Information supplied »
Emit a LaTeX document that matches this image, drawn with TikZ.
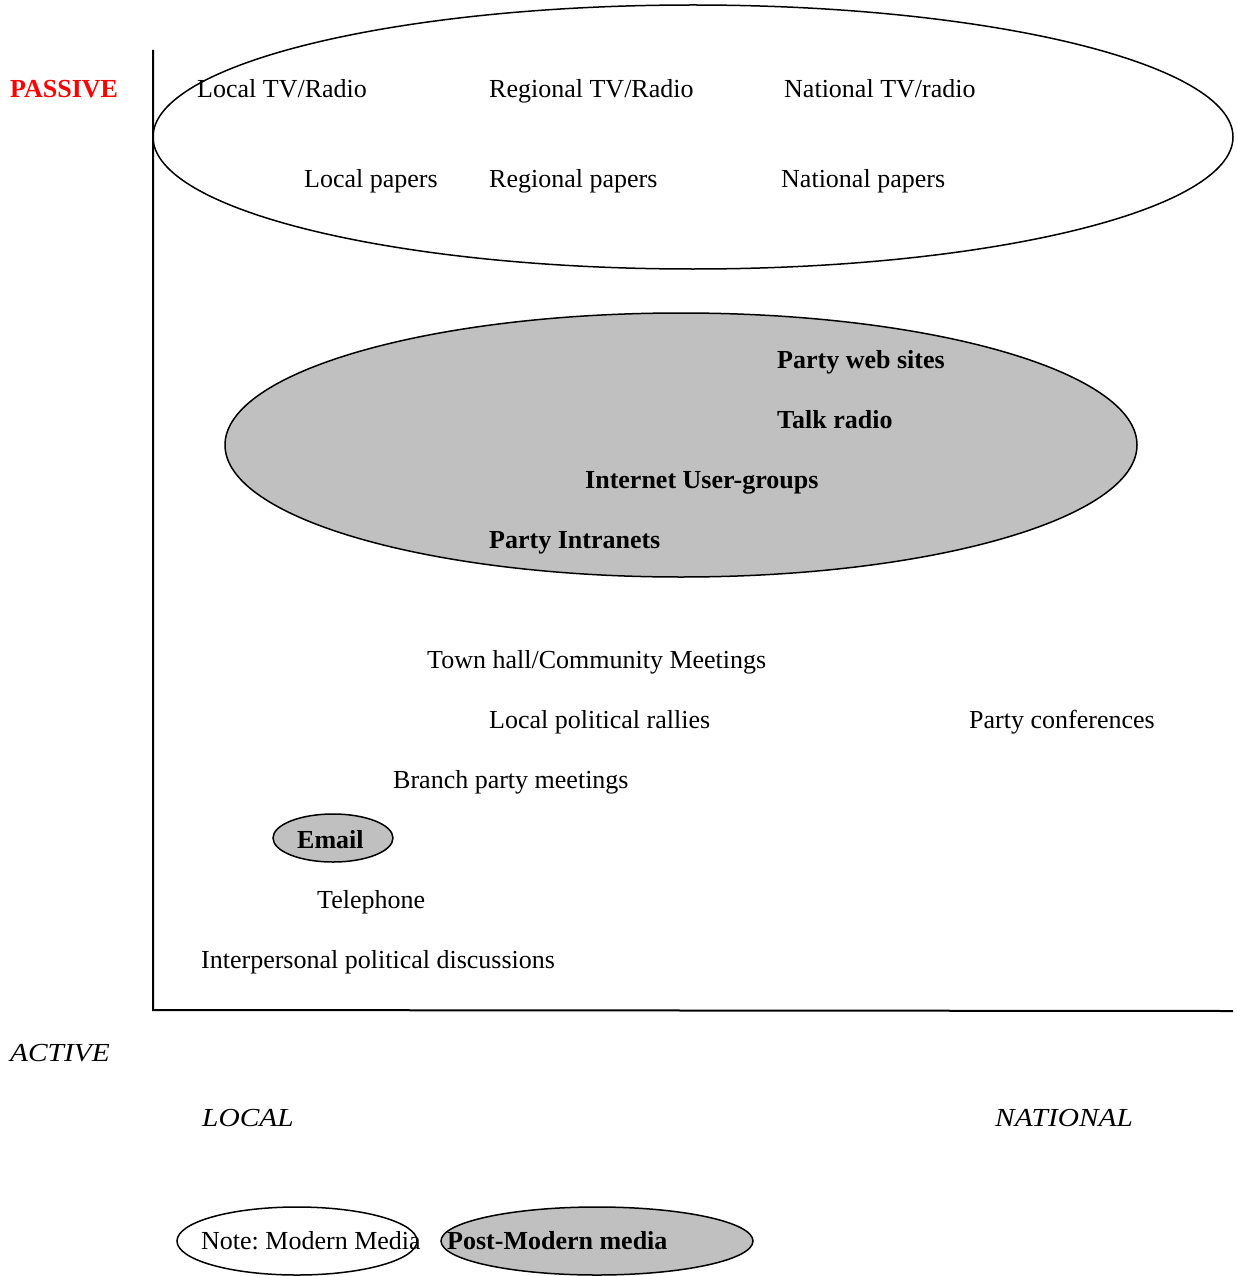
\documentclass[tikz,border=0pt]{standalone}
\usepackage{fontspec}
\setmainfont{Liberation Serif}
\usetikzlibrary{shapes.geometric}
\definecolor{pmgray}{RGB}{192,192,192}
\definecolor{passred}{RGB}{255,0,0}
\frenchspacing
\tikzset{
  lbl/.style={anchor=base west, inner sep=0pt, font=\fontsize{26}{30}\selectfont},
  blbl/.style={lbl, font=\fontsize{26}{30}\selectfont\bfseries},
  ilbl/.style={lbl, font=\fontsize{26}{30}\selectfont\itshape},
  modern/.style={ellipse, draw=black, line width=1.5pt, inner sep=0pt},
  postmodern/.style={modern, fill=pmgray},
  axis/.style={draw=black, line width=2pt}
}
\newcommand{\widen}[1]{\scalebox{1.13}[1]{#1}}
\begin{document}
\begin{tikzpicture}[x=1pt,y=-1pt]
\useasboundingbox (0,0) rectangle (1236,1276);
% ellipses
\node[modern, minimum width=1080pt, minimum height=264pt] (top) at (693,137) {};
\node[postmodern, minimum width=912pt, minimum height=264pt] (mid) at (681,445) {};
\node[postmodern, minimum width=120pt, minimum height=48pt] (emailell) at (333,838) {};
\node[modern, minimum width=240pt, minimum height=68pt] (legm) at (297,1241) {};
\node[postmodern, minimum width=312pt, minimum height=68pt] (legp) at (597,1241) {};
% axes
\coordinate (ytop) at (153,50);
\coordinate (orig) at (153,1010);
\coordinate (xend) at (1233,1011);
\draw[axis] (ytop) -- (orig) -- (xend);
% labels
\node[blbl, text=passred] (passive) at (10,98) {PASSIVE};
\node[lbl] (ltv) at (197,98) {Local TV/Radio};
\node[lbl] (rtv) at (489,98) {Regional TV/Radio};
\node[lbl] (ntv) at (784,98) {National TV/radio};
\node[lbl] (lp) at (304,188) {Local papers};
\node[lbl] (rp) at (489,188) {Regional papers};
\node[lbl] (np) at (781,188) {National papers};
\node[blbl] (pws) at (777,368) {Party web sites};
\node[blbl] (tr) at (777,428) {Talk radio};
\node[blbl] (iug) at (585,488) {Internet User-groups};
\node[blbl] (pi) at (489,548) {Party Intranets};
\node[lbl] (th) at (427,668) {Town hall/Community Meetings};
\node[lbl] (lpr) at (489,728) {Local political rallies};
\node[lbl] (pc) at (969,728) {Party conferences};
\node[lbl] (bpm) at (393,788) {Branch party meetings};
\node[blbl] (email) at (297,848) {Email};
\node[lbl] (tel) at (317,908) {Telephone};
\node[lbl] (ipd) at (201,968) {Interpersonal political discussions};
\node[ilbl] (active) at (10,1061) {\widen{ACTIVE}};
\node[ilbl] (local) at (202,1126) {\widen{LOCAL}};
\node[ilbl] (national) at (995,1126) {\widen{NATIONAL}};
\node[lbl] (note) at (201,1249) {Note: Modern Media};
\node[blbl] (pmm) at (447,1249) {Post-Modern media};
\end{tikzpicture}
\end{document}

Exercise brief » Reproduce every line exactly and omit all pictures.

Task response »
Emit a LaTeX document that matches this image, drawn with TikZ.
\documentclass[tikz,border=0pt]{standalone}
\usepackage{fontspec}
\setmainfont{Liberation Serif}
\usetikzlibrary{shapes.geometric}
\definecolor{pmgray}{RGB}{192,192,192}
\definecolor{passred}{RGB}{255,0,0}
\frenchspacing
\tikzset{
  lbl/.style={anchor=base west, inner sep=0pt, font=\fontsize{26}{30}\selectfont},
  blbl/.style={lbl, font=\fontsize{26}{30}\selectfont\bfseries},
  ilbl/.style={lbl, font=\fontsize{26}{30}\selectfont\itshape},
  modern/.style={ellipse, draw=black, line width=1.5pt, inner sep=0pt},
  postmodern/.style={modern, fill=pmgray},
  axis/.style={draw=black, line width=2pt}
}
\newcommand{\widen}[1]{\scalebox{1.13}[1]{#1}}
\begin{document}
\begin{tikzpicture}[x=1pt,y=-1pt]
\useasboundingbox (0,0) rectangle (1236,1276);
% ellipses
\node[modern, minimum width=1080pt, minimum height=264pt] (top) at (693,137) {};
\node[postmodern, minimum width=912pt, minimum height=264pt] (mid) at (681,445) {};
\node[postmodern, minimum width=120pt, minimum height=48pt] (emailell) at (333,838) {};
\node[modern, minimum width=240pt, minimum height=68pt] (legm) at (297,1241) {};
\node[postmodern, minimum width=312pt, minimum height=68pt] (legp) at (597,1241) {};
% axes
\coordinate (ytop) at (153,50);
\coordinate (orig) at (153,1010);
\coordinate (xend) at (1233,1011);
\draw[axis] (ytop) -- (orig) -- (xend);
% labels
\node[blbl, text=passred] (passive) at (10,98) {PASSIVE};
\node[lbl] (ltv) at (197,98) {Local TV/Radio};
\node[lbl] (rtv) at (489,98) {Regional TV/Radio};
\node[lbl] (ntv) at (784,98) {National TV/radio};
\node[lbl] (lp) at (304,188) {Local papers};
\node[lbl] (rp) at (489,188) {Regional papers};
\node[lbl] (np) at (781,188) {National papers};
\node[blbl] (pws) at (777,368) {Party web sites};
\node[blbl] (tr) at (777,428) {Talk radio};
\node[blbl] (iug) at (585,488) {Internet User-groups};
\node[blbl] (pi) at (489,548) {Party Intranets};
\node[lbl] (th) at (427,668) {Town hall/Community Meetings};
\node[lbl] (lpr) at (489,728) {Local political rallies};
\node[lbl] (pc) at (969,728) {Party conferences};
\node[lbl] (bpm) at (393,788) {Branch party meetings};
\node[blbl] (email) at (297,848) {Email};
\node[lbl] (tel) at (317,908) {Telephone};
\node[lbl] (ipd) at (201,968) {Interpersonal political discussions};
\node[ilbl] (active) at (10,1061) {\widen{ACTIVE}};
\node[ilbl] (local) at (202,1126) {\widen{LOCAL}};
\node[ilbl] (national) at (995,1126) {\widen{NATIONAL}};
\node[lbl] (note) at (201,1249) {Note: Modern Media};
\node[blbl] (pmm) at (447,1249) {Post-Modern media};
\end{tikzpicture}
\end{document}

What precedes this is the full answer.